• [INPUT DATA]
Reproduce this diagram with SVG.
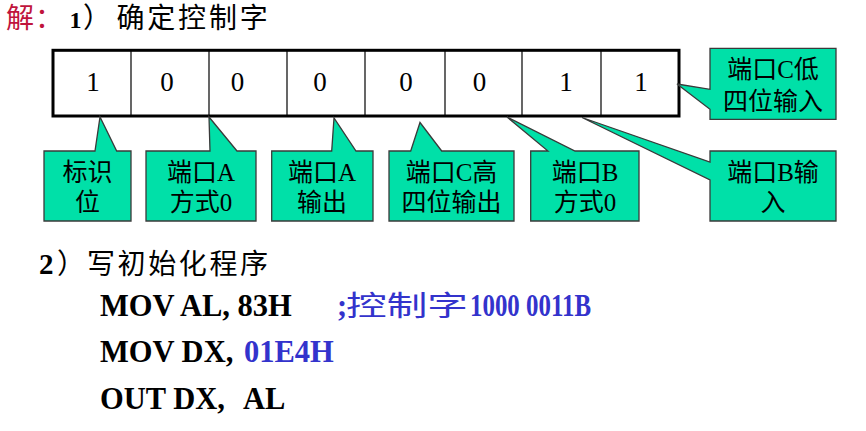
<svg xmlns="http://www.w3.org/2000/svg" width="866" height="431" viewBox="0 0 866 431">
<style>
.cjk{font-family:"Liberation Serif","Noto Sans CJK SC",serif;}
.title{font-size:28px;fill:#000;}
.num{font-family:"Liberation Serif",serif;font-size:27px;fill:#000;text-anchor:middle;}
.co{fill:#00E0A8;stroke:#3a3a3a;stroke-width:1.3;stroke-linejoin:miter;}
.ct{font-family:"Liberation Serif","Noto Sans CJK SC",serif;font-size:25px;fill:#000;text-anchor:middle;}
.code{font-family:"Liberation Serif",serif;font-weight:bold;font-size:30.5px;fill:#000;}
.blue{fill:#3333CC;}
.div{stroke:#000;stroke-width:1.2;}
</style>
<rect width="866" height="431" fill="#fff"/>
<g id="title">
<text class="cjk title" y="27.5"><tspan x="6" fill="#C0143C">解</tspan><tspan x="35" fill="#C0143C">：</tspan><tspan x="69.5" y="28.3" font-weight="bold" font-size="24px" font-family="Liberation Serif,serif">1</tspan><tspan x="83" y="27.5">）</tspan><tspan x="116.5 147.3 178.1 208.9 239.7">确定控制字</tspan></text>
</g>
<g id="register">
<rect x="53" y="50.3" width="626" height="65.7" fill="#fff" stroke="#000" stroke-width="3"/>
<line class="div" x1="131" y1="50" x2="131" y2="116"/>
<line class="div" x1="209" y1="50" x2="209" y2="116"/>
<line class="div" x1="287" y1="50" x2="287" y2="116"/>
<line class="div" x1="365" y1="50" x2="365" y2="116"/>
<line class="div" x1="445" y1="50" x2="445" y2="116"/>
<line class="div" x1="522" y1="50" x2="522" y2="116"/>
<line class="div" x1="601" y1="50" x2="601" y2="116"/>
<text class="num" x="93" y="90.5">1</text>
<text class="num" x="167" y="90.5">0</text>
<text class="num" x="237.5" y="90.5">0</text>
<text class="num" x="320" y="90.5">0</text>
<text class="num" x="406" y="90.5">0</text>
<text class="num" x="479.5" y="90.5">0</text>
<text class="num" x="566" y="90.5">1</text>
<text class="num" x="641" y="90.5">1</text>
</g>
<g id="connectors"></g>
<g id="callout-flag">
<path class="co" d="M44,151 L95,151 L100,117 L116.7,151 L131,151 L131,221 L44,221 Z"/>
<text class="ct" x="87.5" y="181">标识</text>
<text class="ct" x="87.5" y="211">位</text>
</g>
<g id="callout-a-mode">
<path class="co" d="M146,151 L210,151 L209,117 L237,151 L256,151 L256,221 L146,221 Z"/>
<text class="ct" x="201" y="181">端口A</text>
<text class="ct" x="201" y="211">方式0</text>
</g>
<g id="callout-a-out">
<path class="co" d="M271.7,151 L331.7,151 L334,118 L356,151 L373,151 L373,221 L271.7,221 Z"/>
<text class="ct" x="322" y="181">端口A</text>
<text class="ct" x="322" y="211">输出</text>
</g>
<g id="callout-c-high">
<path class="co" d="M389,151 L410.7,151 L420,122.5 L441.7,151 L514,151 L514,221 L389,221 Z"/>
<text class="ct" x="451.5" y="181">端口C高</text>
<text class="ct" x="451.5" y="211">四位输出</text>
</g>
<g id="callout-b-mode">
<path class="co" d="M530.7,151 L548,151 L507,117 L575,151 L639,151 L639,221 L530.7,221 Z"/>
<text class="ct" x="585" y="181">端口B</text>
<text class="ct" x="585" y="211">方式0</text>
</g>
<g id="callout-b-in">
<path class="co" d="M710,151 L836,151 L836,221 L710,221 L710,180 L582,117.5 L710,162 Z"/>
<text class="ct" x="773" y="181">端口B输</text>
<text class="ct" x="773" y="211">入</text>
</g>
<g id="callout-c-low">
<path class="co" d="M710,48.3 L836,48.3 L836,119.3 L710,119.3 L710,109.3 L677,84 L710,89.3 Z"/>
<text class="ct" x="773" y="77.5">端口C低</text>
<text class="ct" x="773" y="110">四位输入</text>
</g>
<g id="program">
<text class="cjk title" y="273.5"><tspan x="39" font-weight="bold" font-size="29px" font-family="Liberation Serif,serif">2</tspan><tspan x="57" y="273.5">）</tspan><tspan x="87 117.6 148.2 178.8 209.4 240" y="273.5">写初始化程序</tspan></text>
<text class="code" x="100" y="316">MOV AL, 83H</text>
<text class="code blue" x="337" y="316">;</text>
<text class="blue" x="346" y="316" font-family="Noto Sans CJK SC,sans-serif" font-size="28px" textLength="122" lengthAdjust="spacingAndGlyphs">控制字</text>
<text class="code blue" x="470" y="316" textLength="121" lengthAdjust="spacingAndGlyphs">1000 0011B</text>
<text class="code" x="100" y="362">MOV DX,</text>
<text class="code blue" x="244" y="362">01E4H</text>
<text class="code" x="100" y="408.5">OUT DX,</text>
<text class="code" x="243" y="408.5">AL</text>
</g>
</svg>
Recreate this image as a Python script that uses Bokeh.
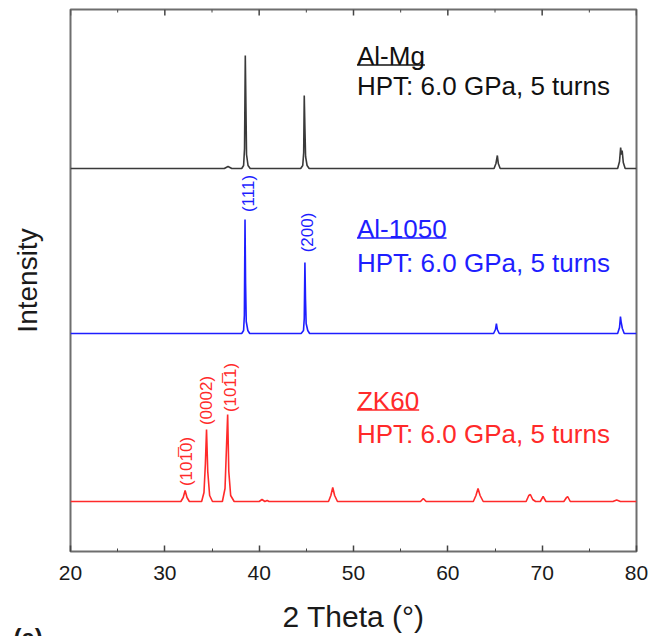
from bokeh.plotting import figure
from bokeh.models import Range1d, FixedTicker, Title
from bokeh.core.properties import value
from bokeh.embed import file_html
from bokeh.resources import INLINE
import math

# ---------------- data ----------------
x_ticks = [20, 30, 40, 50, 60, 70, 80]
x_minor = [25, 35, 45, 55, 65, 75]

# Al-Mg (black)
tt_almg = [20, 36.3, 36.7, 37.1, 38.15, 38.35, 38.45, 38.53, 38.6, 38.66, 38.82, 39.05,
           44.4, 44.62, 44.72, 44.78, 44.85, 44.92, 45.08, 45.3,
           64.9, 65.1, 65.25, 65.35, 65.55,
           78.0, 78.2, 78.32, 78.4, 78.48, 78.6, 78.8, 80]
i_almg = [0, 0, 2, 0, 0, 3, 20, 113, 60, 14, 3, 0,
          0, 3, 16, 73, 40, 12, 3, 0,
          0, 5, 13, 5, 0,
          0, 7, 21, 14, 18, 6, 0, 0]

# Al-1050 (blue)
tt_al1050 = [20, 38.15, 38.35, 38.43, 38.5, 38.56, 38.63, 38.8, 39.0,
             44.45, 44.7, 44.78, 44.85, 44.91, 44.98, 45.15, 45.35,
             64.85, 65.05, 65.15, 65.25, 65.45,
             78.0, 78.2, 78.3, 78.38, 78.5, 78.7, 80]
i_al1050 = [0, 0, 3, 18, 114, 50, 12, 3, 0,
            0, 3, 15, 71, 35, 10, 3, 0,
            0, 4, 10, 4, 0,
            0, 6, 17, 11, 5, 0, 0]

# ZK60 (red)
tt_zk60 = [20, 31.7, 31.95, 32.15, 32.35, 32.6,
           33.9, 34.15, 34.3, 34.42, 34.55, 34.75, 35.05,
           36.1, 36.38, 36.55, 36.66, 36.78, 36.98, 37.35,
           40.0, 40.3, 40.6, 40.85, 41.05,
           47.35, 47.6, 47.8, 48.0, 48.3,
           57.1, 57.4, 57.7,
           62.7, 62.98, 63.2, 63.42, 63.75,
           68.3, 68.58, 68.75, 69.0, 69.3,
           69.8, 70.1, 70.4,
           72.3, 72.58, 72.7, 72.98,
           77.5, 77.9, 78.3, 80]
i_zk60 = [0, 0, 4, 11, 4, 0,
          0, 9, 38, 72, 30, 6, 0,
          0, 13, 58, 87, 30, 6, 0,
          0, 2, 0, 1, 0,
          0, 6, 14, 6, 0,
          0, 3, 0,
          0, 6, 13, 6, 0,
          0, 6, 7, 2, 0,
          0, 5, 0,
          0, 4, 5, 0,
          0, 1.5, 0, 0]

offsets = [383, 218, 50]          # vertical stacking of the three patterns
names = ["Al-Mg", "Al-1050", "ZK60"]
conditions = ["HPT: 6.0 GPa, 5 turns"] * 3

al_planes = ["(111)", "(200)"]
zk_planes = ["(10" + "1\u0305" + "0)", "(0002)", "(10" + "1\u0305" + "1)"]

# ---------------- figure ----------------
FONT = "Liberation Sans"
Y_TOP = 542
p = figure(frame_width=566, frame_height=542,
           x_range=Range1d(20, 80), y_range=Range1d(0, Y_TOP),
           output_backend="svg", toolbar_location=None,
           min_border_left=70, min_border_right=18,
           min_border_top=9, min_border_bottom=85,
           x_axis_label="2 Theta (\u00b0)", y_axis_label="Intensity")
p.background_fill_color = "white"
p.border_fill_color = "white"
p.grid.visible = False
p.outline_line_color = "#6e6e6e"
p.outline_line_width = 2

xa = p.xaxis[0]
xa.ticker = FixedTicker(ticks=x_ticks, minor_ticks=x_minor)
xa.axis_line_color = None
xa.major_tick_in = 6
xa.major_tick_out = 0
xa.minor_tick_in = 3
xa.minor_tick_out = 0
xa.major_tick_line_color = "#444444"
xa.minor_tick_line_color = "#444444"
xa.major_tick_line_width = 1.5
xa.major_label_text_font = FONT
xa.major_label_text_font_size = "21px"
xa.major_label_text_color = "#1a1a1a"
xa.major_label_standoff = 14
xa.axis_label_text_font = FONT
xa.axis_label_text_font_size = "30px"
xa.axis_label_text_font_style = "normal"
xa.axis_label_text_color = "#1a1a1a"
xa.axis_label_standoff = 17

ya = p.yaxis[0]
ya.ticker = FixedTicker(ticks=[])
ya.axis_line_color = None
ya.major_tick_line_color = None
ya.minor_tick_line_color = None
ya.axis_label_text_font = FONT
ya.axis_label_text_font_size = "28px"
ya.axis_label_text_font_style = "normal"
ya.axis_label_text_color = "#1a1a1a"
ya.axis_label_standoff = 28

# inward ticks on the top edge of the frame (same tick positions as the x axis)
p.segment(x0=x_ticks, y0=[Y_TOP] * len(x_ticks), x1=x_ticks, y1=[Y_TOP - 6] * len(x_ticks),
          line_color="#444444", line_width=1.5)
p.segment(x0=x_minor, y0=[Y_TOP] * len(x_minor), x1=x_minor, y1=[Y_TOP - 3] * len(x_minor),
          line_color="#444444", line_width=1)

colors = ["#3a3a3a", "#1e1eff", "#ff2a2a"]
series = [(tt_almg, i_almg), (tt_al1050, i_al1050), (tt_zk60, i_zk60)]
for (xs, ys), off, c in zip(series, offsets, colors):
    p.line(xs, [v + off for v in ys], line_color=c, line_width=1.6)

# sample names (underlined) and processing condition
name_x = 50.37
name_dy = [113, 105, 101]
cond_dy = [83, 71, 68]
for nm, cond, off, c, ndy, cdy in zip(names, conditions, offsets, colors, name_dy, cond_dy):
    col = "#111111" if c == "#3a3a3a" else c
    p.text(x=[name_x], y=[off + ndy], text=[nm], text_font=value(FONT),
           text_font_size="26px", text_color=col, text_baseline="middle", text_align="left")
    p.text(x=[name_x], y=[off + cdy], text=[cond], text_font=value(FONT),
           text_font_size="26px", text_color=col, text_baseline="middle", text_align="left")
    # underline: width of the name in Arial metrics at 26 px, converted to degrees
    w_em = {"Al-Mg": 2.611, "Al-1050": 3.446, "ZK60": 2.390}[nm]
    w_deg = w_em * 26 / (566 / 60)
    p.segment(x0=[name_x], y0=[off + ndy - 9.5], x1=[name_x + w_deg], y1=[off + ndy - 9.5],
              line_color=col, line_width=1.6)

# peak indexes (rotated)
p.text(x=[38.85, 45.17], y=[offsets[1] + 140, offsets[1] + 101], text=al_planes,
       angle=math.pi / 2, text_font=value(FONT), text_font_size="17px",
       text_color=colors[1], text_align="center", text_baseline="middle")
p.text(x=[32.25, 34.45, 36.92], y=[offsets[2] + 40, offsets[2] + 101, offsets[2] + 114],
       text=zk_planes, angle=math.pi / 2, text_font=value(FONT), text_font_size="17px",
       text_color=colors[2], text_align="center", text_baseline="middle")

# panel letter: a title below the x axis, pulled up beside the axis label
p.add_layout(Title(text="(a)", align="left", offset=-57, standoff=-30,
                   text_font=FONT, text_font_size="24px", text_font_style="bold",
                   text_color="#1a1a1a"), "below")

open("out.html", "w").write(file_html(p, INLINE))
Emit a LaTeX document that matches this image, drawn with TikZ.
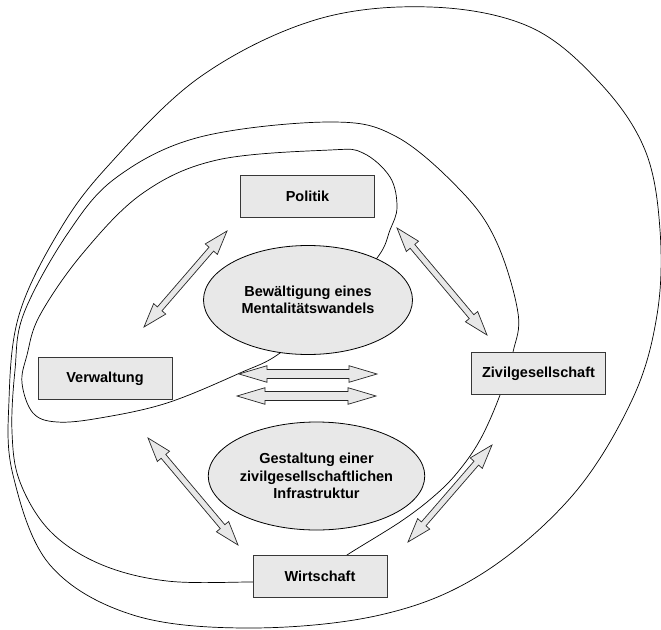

• [TASK DESCRIPTION] In the listing above, find the line with "Recreate this image" and the line with "0, 7, 21, 14, 18, 6, 0, 0]". Copy exactly those lines and all between them, minus the images.

• [EXPECTED OUTPUT]
Recreate this image as a Python script that uses Bokeh.
from bokeh.plotting import figure
from bokeh.models import Range1d, FixedTicker, Title
from bokeh.core.properties import value
from bokeh.embed import file_html
from bokeh.resources import INLINE
import math

# ---------------- data ----------------
x_ticks = [20, 30, 40, 50, 60, 70, 80]
x_minor = [25, 35, 45, 55, 65, 75]

# Al-Mg (black)
tt_almg = [20, 36.3, 36.7, 37.1, 38.15, 38.35, 38.45, 38.53, 38.6, 38.66, 38.82, 39.05,
           44.4, 44.62, 44.72, 44.78, 44.85, 44.92, 45.08, 45.3,
           64.9, 65.1, 65.25, 65.35, 65.55,
           78.0, 78.2, 78.32, 78.4, 78.48, 78.6, 78.8, 80]
i_almg = [0, 0, 2, 0, 0, 3, 20, 113, 60, 14, 3, 0,
          0, 3, 16, 73, 40, 12, 3, 0,
          0, 5, 13, 5, 0,
          0, 7, 21, 14, 18, 6, 0, 0]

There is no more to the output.